Consequently, large-company stock commands a premium (perhaps 35 to 70 percent) because it is much less risky than an ownership interest in a small, closely held company. Also, purchasing a small business will usually tie up all the buyer’s funds and prevent him from diversifying his risk. This further contributes to relatively low prices for small business interests. For these reasons, it is best not to compare the value of your small company with the P/E ratio of a large one.
Valuing partial interests in business
Our discussion of business valuation methods assumes that you are attempting to put a value on the entire business in anticipation of the sale. But what if you want to sell off just a part of the business? Or, what if you want to give away part as part of your long-term succession plan?
Minority interest discounts. In family companies, it is relatively common to have a controlling interest in the company held by the founder, with smaller blocks of stock held by the children or key employees. If the entire company is sold, laws may protect those holding minority interests and typically require that they receive their pro rata share of the sales price. Thus, if the company was valued at CUR 1,500,000, a 10 percent shareholder should receive CUR 150,000 if the entire company were sold.

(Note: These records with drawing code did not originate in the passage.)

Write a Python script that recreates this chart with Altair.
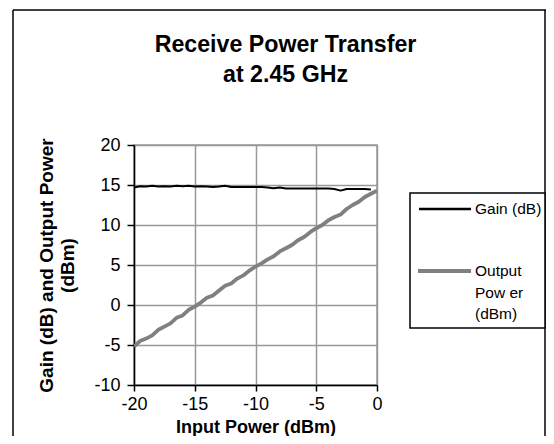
import altair as alt
import pandas as pd

# ---- data ----
input_power = [-20.0, -19.5, -19.0, -18.5, -18.0, -17.5, -17.0, -16.5, -16.0, -15.5,
               -15.0, -14.5, -14.0, -13.5, -13.0, -12.5, -12.0, -11.5, -11.0, -10.5,
               -10.0, -9.5, -9.0, -8.5, -8.0, -7.5, -7.0, -6.5, -6.0, -5.5,
               -5.0, -4.5, -4.0, -3.5, -3.0, -2.5, -2.0, -1.5, -1.0, -0.5, 0.0]

gain_db = [14.7, 14.85, 14.8, 14.9, 14.8, 14.85, 14.8, 14.9, 14.85, 14.9,
           14.8, 14.85, 14.8, 14.75, 14.8, 14.9, 14.75, 14.75, 14.75, 14.75,
           14.75, 14.75, 14.7, 14.6, 14.7, 14.55, 14.55, 14.55, 14.55, 14.55,
           14.55, 14.55, 14.55, 14.5, 14.3, 14.5, 14.5, 14.5, 14.5, 14.45]

output_dbm = [-5.2, -4.5, -4.2, -3.8, -3.1, -2.7, -2.3, -1.6, -1.3, -0.6,
              -0.2, 0.3, 0.9, 1.2, 1.8, 2.4, 2.7, 3.3, 3.7, 4.3,
              4.8, 5.2, 5.7, 6.1, 6.7, 7.1, 7.5, 8.1, 8.5, 9.1,
              9.6, 10.0, 10.6, 11.0, 11.3, 12.0, 12.5, 12.9, 13.5, 13.9, 14.3]

series = ["Gain (dB)", "Output Power (dBm)"]
legend_labels = ["Gain (dB)", "Output\nPow er\n(dBm)"]
series_colors = ["#000000", "#808080"]
series_widths = [2, 3.8]
x_ticks = [-20, -15, -10, -5, 0]
y_ticks = [-10, -5, 0, 5, 10, 15, 20]

rows = []
for x, g in zip(input_power, gain_db):
    rows.append({"Input": x, "Value": g, "Series": series[0]})
for x, o in zip(input_power, output_dbm):
    rows.append({"Input": x, "Value": o, "Series": series[1]})
df = pd.DataFrame(rows)

FONT = "Liberation Sans"

lines = alt.Chart(df).mark_line(clip=True, strokeJoin="round").encode(
    x=alt.X("Input:Q",
            scale=alt.Scale(domain=[-20, 0], nice=False, zero=False),
            axis=alt.Axis(values=x_ticks, title="Input Power (dBm)",
                          labelExpr="'' + datum.value", labelFlush=False,
                          labelBaseline="alphabetic", labelPadding=18,
                          titleFontSize=18, titleFontWeight="bold", titleFont=FONT,
                          titleBaseline="alphabetic", titleY=47,
                          labelFontSize=18, labelFont=FONT,
                          tickSize=6, labelColor="black", titleColor="black")),
    y=alt.Y("Value:Q",
            scale=alt.Scale(domain=[-10, 20], nice=False, zero=False),
            axis=alt.Axis(values=y_ticks,
                          labelExpr="'' + datum.value",
                          title=["Gain (dB) and Output Power", "(dBm)"],
                          titleFontSize=19, titleFontWeight="bold", titleFont=FONT,
                          titleLineHeight=21, titleX=-78, titleY=120,
                          titleAlign="center", titleBaseline="bottom", titleAngle=270,
                          labelFontSize=18, labelFont=FONT, labelPadding=7,
                          tickSize=7, labelColor="black", titleColor="black")),
    color=alt.Color("Series:N",
                    scale=alt.Scale(domain=series, range=series_colors), legend=None),
    strokeWidth=alt.StrokeWidth("Series:N",
                                scale=alt.Scale(domain=series, range=series_widths),
                                legend=None),
    order="Input:Q",
)

# outer chart frame
frame_left = alt.Chart().mark_rule(color="black", strokeWidth=1.5).encode(
    x=alt.value(-121), y=alt.value(-135), y2=alt.value(300))
frame_top = alt.Chart().mark_rule(color="black", strokeWidth=1.5).encode(
    x=alt.value(-121), x2=alt.value(412), y=alt.value(-135))
frame_right = alt.Chart().mark_rule(color="black", strokeWidth=1.5).encode(
    x=alt.value(411), y=alt.value(-135), y2=alt.value(300))

# legend (boxed, to the right of the plot)
legend_box = alt.Chart().mark_rect(fill="white", stroke="black", strokeWidth=1.5).encode(
    x=alt.value(276), x2=alt.value(411), y=alt.value(48), y2=alt.value(183))
leg_sym_gain = alt.Chart().mark_rule(color=series_colors[0], strokeWidth=2.5).encode(
    x=alt.value(285), x2=alt.value(337), y=alt.value(64))
leg_sym_out = alt.Chart().mark_rule(color=series_colors[1], strokeWidth=4).encode(
    x=alt.value(284), x2=alt.value(337), y=alt.value(126))
leg_txt_gain = alt.Chart().mark_text(
    text=legend_labels[0], align="left", baseline="middle",
    font=FONT, fontSize=15.5, color="black").encode(
    x=alt.value(341), y=alt.value(64))
leg_txt_out = alt.Chart().mark_text(
    text=legend_labels[1], lineBreak="\n", lineHeight=21.5, align="left",
    baseline="middle", font=FONT, fontSize=15.5, color="black").encode(
    x=alt.value(341), y=alt.value(126))

chart = alt.layer(
    lines, frame_left, frame_top, frame_right,
    legend_box, leg_sym_gain, leg_sym_out, leg_txt_gain, leg_txt_out
).properties(
    width=243, height=240,
    autosize=alt.AutoSizeParams(type="none"),
    padding={"left": 126, "top": 137, "right": 169, "bottom": 51},
    title=alt.TitleParams(text=["Receive Power Transfer", "at 2.45 GHz"],
                          fontSize=23.2, fontWeight="bold", font=FONT, color="black",
                          lineHeight=30, anchor="middle", dx=30, offset=0, dy=101,
                          baseline="bottom"),
).configure_view(
    stroke="#999999", strokeWidth=1.5
).configure_axis(
    gridColor="#999999", gridWidth=1.5, gridOpacity=1,
    domainColor="black", domainWidth=1.5, tickColor="black", tickWidth=1.5
)

chart.save("out.html", embed_options={"renderer": "svg", "actions": False})
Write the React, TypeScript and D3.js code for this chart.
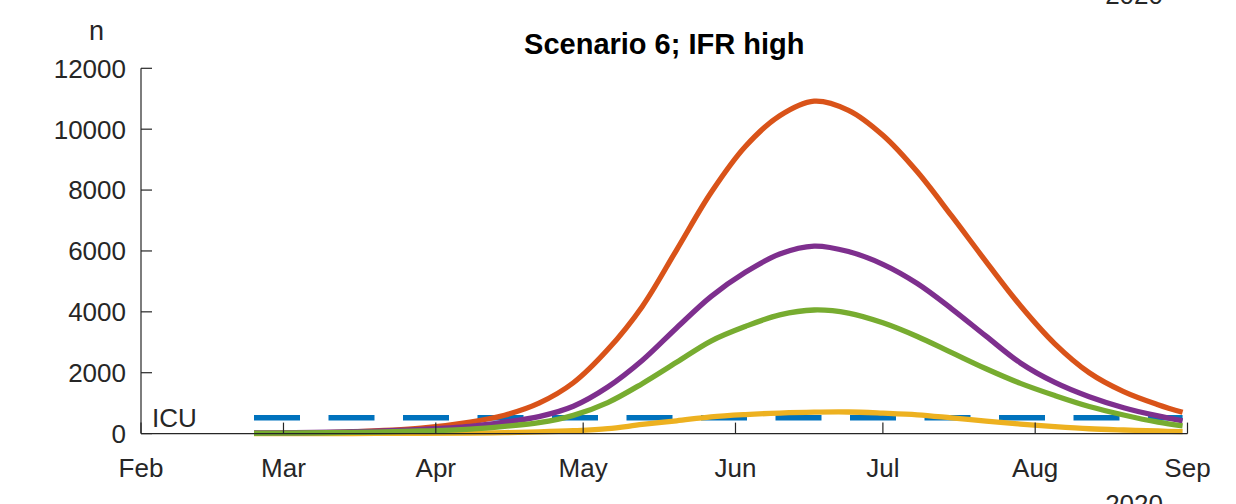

However, if only part of the company is currently being sold or given away, minority interests are valued at a discount from their pro rata price. The reason is that a minority owner is not likely to have much influence on how the company is run. He can not control the board of directors, control the payment of dividends, or even prevent himself from being fired if he is an employee.

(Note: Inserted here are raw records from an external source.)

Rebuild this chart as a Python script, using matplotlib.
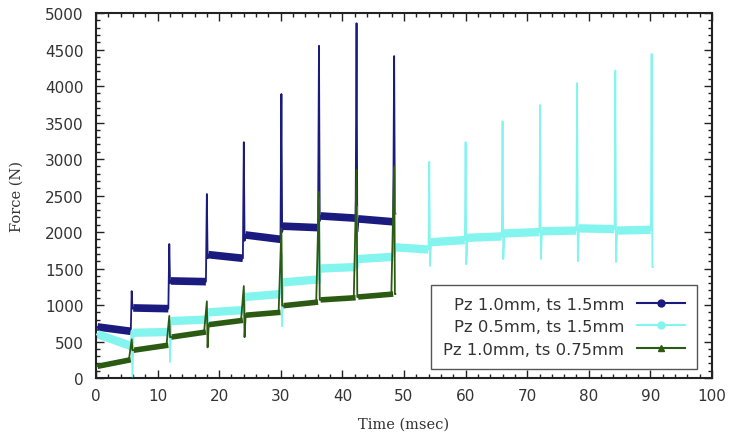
import matplotlib
matplotlib.use("Agg")
import matplotlib.pyplot as plt
from matplotlib.lines import Line2D
from matplotlib.ticker import MultipleLocator

# ---------------- data ----------------
# Pz 1.0mm, ts 1.5mm (dark blue)
blue_steps = [5.8, 11.9, 18.0, 24.0, 30.1, 36.2, 42.3, 48.4]
blue_start = [700, 960, 1330, 1690, 1960, 2080, 2220, 2180]
blue_end = [640, 950, 1320, 1640, 1900, 2060, 2190, 2140]
blue_peak = [1190, 1835, 2520, 3230, 3890, 4550, 4860, 4410]
blue_dip = [950, 1300, 1640, 1880, 2000, 2150, 2000, 2250]
blue_tend = 48.6

# Pz 0.5mm, ts 1.5mm (light cyan)
cyan_steps = [5.8, 11.9, 18.0, 24.0, 30.1, 36.2, 42.3, 48.4,
              54.1, 60.0, 66.0, 72.1, 78.1, 84.3, 90.2]
cyan_start = [600, 620, 780, 900, 1110, 1310, 1500, 1630,
              1790, 1860, 1920, 1980, 2010, 2050, 2020]
cyan_end = [440, 630, 800, 930, 1150, 1350, 1520, 1660,
            1760, 1890, 1940, 2000, 2020, 2040, 2030]
cyan_peak = [650, 800, 950, 1200, 1700, 2450, 2350, 2700,
             2960, 3230, 3515, 3740, 4040, 4210, 4440]
cyan_dip = [20, 220, 760, 900, 710, 1300, 1500, 1700,
            1535, 1560, 1630, 1630, 1600, 1590, 1520]
cyan_tend = 90.4

# Pz 1.0mm, ts 0.75mm (dark green)
green_steps = [5.8, 11.9, 18.0, 24.0, 30.1, 36.2, 42.3, 48.4]
green_start = [160, 380, 560, 730, 860, 990, 1070, 1110]
green_end = [250, 450, 630, 790, 900, 1040, 1100, 1150]
green_peak = [530, 850, 1050, 1260, 2050, 2550, 2850, 2900]
green_dip = [380, 560, 420, 560, 990, 1070, 1110, 1150]
green_tend = 48.6

labels = ["Pz 1.0mm, ts 1.5mm", "Pz 0.5mm, ts 1.5mm", "Pz 1.0mm, ts 0.75mm"]
xticks = [0, 10, 20, 30, 40, 50, 60, 70, 80, 90, 100]
yticks = [0, 500, 1000, 1500, 2000, 2500, 3000, 3500, 4000, 4500, 5000]

# ---------------- styles ----------------
c_blue = "#1b1a7e"
c_cyan = "#84f4ee"
c_green = "#2b5a12"


def trace(steps, start, end, peak, dip, tend, rise):
    """Polyline through read-off key points: plateau, rise to spike, drop."""
    xs, ys = [0.0], [start[0]]
    for k, s in enumerate(steps):
        xs += [s - rise, s, s + 0.12]
        ys += [end[k], peak[k], dip[k]]
        if k + 1 < len(start):
            xs.append(s + 0.3)
            ys.append(start[k + 1])
        else:
            xs.append(tend)
            ys.append(dip[k])
    return xs, ys


def plateaus(ax, steps, start, end, tend, color, lw):
    bounds = [0.0] + list(steps) + [tend]
    for k in range(len(start)):
        a, b = bounds[k] + 0.25, bounds[k + 1] - 0.15
        ax.plot([a, b], [start[k], end[k]], color=color, lw=lw,
                solid_capstyle="butt", zorder=2)


fig = plt.figure(figsize=(7.32, 4.35), dpi=100)
ax = fig.add_axes([0.1311, 0.1287, 0.8416, 0.8391])

series = [
    (blue_steps, blue_start, blue_end, blue_peak, blue_dip, blue_tend, c_blue, 0.15, 5.5),
    (cyan_steps, cyan_start, cyan_end, cyan_peak, cyan_dip, cyan_tend, c_cyan, 0.12, 6.0),
    (green_steps, green_start, green_end, green_peak, green_dip, green_tend, c_green, 0.45, 4.0),
]
for steps, st, en, pk, dp, te, col, rise, blw in series:
    plateaus(ax, steps, st, en, te, col, blw)
    xs, ys = trace(steps, st, en, pk, dp, te, rise)
    ax.plot(xs, ys, color=col, lw=1.3, zorder=3)

ax.set_xlim(0, 100)
ax.set_ylim(0, 5000)
ax.set_xticks(xticks)
ax.set_yticks(yticks)
ax.xaxis.set_minor_locator(MultipleLocator(2))
ax.yaxis.set_minor_locator(MultipleLocator(100))
ax.tick_params(which="both", direction="in", top=True, right=True,
               color="#222222", labelsize=11, labelcolor="#333333")
ax.tick_params(which="major", length=6, width=1.0)
ax.tick_params(which="minor", length=3, width=1.0)
ax.tick_params(axis="x", pad=7)
ax.tick_params(axis="y", pad=9)
for sp in ax.spines.values():
    sp.set_linewidth(1.5)
    sp.set_color("#222222")

ax.set_xlabel("Time (msec)", family="DejaVu Serif", fontsize=10.5,
              color="#333333", labelpad=10)
ax.set_ylabel("Force (N)", family="DejaVu Serif", fontsize=10.5,
              color="#333333", labelpad=15)

handles = [
    Line2D([], [], color=c_blue, lw=1.5, marker="o", ms=5, mfc=c_blue, mec=c_blue),
    Line2D([], [], color=c_cyan, lw=1.5, marker="o", ms=5, mfc=c_cyan, mec=c_cyan),
    Line2D([], [], color=c_green, lw=1.5, marker="^", ms=5, mfc=c_green, mec=c_green),
]
leg = ax.legend(handles, labels, loc="lower right", bbox_to_anchor=(0.976, 0.025),
                borderaxespad=0, markerfirst=False, fancybox=False, fontsize=11.8,
                handlelength=2.9, handletextpad=0.8, labelspacing=0.45,
                borderpad=0.75, framealpha=1, edgecolor="#555555")
leg.get_frame().set_linewidth(1.0)
for t in leg.get_texts():
    t.set_color("#333333")

fig.savefig("out.png", dpi=100)
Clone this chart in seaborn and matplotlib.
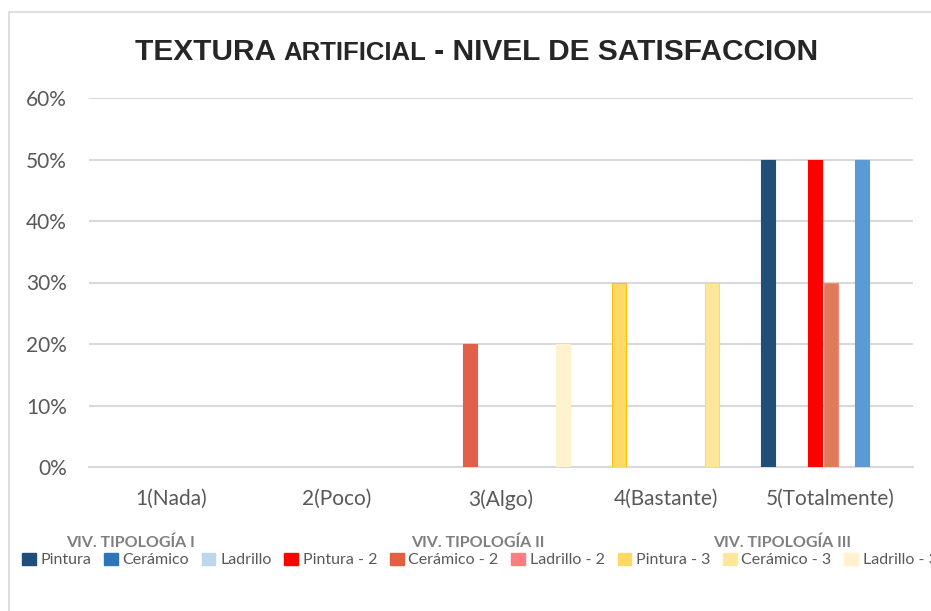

Exceptions could occur if no one held a majority interest in the company or the company bylaws specified that a super-majority vote (e.g., two-thirds) was required to take specific actions. But, in most situations, the lack of control means that the value of a minority interest on the open market is considerably less than the value of the entire company would suggest.
The regulator and some tax authorities recognise this and will allow a “minority discount” on the stock price. Typical discounts range from 20 to 40 percent, although greater discounts might be possible depending on the facts of the situation. In the usual situation, the discount is good news because it allows the business owner to give away part of the company while minimising gift taxes or to sell part of the company while minimising capital gains taxes and allowing the purchaser to buy into the business at a reasonable cost.
Since applicable tax consequences are so important whenever business interests are transferred, and since the regulators tend to examine minority interest values very closely because of the opportunity for abuse, we strongly suggest that you use the tax authorities’ rules in deciding the discounted price.
Majority interest premiums. If a minority interest gets a discount, you might think a premium should apply to a majority interest because the interest effectively controls the corporation. If you thought that, you would be right. When sold or given away, majority interests are typically valued at more than their pro rata share of the company’s value.
For example, a majority interest of 75 percent of the stock might be worth 90 percent of the company’s total value. A majority interest should never be worth more than the total company value, however, since those holding minority interests would always be entitled to something upon the sale or liquidation of the company.
If you plan to pass your business on to the next generation of your family, carving out minority interests and giving or selling them to your successors can be a good way to reduce your estate or capital gains taxes, where applicable.